[BEGIN]

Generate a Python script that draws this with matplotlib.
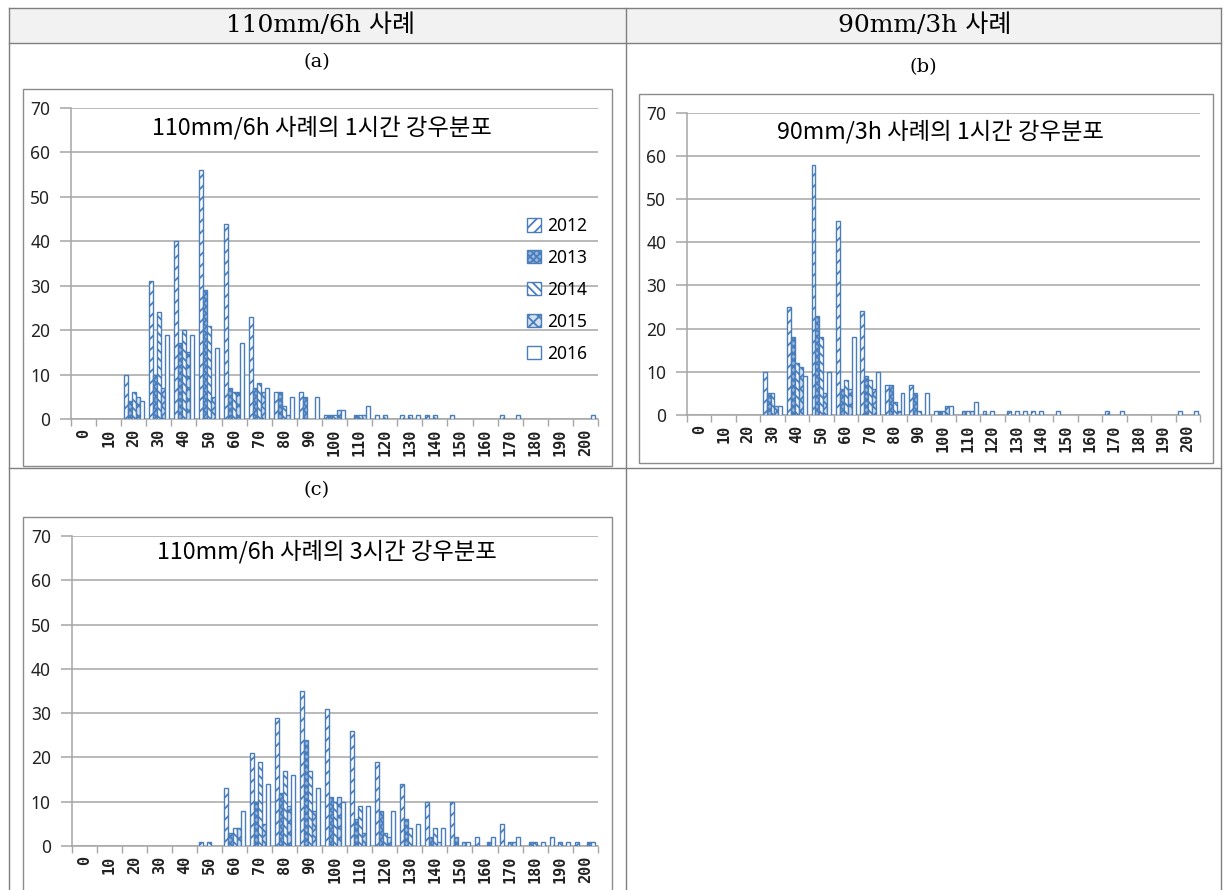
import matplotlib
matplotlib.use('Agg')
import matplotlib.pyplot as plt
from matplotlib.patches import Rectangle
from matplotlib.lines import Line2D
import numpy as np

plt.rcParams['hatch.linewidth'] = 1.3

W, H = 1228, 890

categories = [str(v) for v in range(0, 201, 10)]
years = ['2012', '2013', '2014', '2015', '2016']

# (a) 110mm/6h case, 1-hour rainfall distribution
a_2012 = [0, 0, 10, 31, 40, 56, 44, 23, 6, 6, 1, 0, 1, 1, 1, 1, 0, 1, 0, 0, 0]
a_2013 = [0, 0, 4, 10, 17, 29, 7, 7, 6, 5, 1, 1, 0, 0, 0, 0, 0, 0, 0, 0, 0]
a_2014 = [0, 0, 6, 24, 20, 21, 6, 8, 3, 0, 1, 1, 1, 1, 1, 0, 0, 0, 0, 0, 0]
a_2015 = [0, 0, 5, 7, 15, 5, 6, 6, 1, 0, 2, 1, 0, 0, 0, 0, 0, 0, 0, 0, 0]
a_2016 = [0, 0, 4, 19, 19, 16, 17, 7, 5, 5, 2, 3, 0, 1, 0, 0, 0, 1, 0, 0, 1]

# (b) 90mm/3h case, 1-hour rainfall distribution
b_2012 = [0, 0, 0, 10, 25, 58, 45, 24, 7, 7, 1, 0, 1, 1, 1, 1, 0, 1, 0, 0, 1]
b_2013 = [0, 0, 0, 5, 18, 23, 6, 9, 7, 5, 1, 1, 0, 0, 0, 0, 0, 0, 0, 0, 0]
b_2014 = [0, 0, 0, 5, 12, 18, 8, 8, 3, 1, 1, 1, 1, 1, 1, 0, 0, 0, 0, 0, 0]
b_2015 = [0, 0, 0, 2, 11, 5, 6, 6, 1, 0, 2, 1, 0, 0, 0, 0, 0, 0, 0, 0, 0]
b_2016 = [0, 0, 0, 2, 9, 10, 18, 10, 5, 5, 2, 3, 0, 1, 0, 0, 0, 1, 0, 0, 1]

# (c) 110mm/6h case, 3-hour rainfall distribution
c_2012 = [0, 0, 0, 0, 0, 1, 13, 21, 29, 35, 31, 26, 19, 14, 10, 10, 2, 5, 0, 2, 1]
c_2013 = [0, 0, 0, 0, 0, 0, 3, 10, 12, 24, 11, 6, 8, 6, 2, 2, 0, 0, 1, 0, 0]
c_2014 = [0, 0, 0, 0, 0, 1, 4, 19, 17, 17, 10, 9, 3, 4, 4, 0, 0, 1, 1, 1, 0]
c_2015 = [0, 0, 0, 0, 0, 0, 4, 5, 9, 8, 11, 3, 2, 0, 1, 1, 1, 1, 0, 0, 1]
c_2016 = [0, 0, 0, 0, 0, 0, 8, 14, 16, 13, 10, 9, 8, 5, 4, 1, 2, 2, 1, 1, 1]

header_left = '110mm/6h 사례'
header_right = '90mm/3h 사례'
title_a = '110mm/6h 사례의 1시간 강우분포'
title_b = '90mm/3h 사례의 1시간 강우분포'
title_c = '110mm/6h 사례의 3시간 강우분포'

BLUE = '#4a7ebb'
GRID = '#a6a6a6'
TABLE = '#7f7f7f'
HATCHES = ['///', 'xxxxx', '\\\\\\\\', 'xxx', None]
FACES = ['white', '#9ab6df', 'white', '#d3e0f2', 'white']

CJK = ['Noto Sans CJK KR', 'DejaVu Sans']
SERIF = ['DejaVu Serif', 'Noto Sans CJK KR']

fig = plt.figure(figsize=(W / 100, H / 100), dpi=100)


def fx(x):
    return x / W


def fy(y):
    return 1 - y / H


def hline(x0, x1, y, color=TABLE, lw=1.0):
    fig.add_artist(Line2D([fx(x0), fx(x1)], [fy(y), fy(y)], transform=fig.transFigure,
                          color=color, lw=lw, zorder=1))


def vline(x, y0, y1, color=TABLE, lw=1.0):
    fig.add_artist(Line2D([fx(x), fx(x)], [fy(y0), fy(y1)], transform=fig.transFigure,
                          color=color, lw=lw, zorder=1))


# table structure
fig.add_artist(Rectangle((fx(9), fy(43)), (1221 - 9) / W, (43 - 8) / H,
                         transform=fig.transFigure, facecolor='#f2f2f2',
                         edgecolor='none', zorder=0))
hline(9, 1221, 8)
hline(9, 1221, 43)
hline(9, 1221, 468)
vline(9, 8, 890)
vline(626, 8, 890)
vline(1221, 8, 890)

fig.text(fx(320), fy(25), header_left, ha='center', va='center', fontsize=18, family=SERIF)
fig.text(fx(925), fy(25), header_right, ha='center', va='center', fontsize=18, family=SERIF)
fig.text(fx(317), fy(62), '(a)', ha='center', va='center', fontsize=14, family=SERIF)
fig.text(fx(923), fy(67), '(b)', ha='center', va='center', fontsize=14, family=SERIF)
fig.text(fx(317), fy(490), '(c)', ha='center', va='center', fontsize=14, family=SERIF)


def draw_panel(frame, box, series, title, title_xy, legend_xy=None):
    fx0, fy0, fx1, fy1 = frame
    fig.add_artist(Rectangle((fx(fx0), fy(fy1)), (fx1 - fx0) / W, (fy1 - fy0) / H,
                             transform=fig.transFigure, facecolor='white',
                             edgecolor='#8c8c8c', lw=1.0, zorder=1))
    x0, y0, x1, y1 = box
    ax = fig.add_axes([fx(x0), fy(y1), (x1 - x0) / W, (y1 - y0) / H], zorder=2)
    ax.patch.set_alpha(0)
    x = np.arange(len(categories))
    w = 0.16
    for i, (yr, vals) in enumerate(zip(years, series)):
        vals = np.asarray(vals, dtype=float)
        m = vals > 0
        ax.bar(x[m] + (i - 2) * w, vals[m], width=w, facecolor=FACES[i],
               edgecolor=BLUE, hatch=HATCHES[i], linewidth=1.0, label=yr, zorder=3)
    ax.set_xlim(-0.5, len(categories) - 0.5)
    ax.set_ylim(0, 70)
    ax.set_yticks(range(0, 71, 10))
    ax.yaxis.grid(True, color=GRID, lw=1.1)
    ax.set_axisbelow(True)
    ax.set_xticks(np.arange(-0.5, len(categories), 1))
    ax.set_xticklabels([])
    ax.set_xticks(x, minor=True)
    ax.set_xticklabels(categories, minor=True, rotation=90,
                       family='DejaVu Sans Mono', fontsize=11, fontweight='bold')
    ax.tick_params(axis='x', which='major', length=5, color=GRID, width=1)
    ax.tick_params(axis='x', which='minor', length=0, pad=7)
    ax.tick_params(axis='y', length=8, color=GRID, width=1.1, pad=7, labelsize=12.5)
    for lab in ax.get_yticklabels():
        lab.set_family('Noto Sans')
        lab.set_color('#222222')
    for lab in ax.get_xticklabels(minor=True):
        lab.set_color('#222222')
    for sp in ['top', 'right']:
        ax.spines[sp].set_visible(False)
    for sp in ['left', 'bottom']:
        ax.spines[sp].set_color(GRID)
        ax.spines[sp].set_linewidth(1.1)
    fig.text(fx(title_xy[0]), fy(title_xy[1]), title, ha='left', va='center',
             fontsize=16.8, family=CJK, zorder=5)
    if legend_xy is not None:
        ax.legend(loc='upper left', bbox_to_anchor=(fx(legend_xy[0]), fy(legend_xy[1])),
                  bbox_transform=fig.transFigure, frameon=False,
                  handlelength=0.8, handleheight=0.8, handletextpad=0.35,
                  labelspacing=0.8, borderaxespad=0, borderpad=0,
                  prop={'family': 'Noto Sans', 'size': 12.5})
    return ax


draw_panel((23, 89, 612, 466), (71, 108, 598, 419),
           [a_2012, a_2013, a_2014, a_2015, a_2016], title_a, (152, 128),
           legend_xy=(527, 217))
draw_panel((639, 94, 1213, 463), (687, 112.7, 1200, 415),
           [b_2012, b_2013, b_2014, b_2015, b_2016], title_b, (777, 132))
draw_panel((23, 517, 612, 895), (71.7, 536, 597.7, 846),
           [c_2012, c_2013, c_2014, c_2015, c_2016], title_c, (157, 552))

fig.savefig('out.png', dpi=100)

[END]

**EXERCISE DETAILS**: Exactly as written, please give again the lines from the beginning of the listing through the line containing "W, H = 1228, 890", inclusive, without any pictures.

**ANSWER FOR THIS EXERCISE**:
Generate a Python script that draws this with matplotlib.
import matplotlib
matplotlib.use('Agg')
import matplotlib.pyplot as plt
from matplotlib.patches import Rectangle
from matplotlib.lines import Line2D
import numpy as np

plt.rcParams['hatch.linewidth'] = 1.3

W, H = 1228, 890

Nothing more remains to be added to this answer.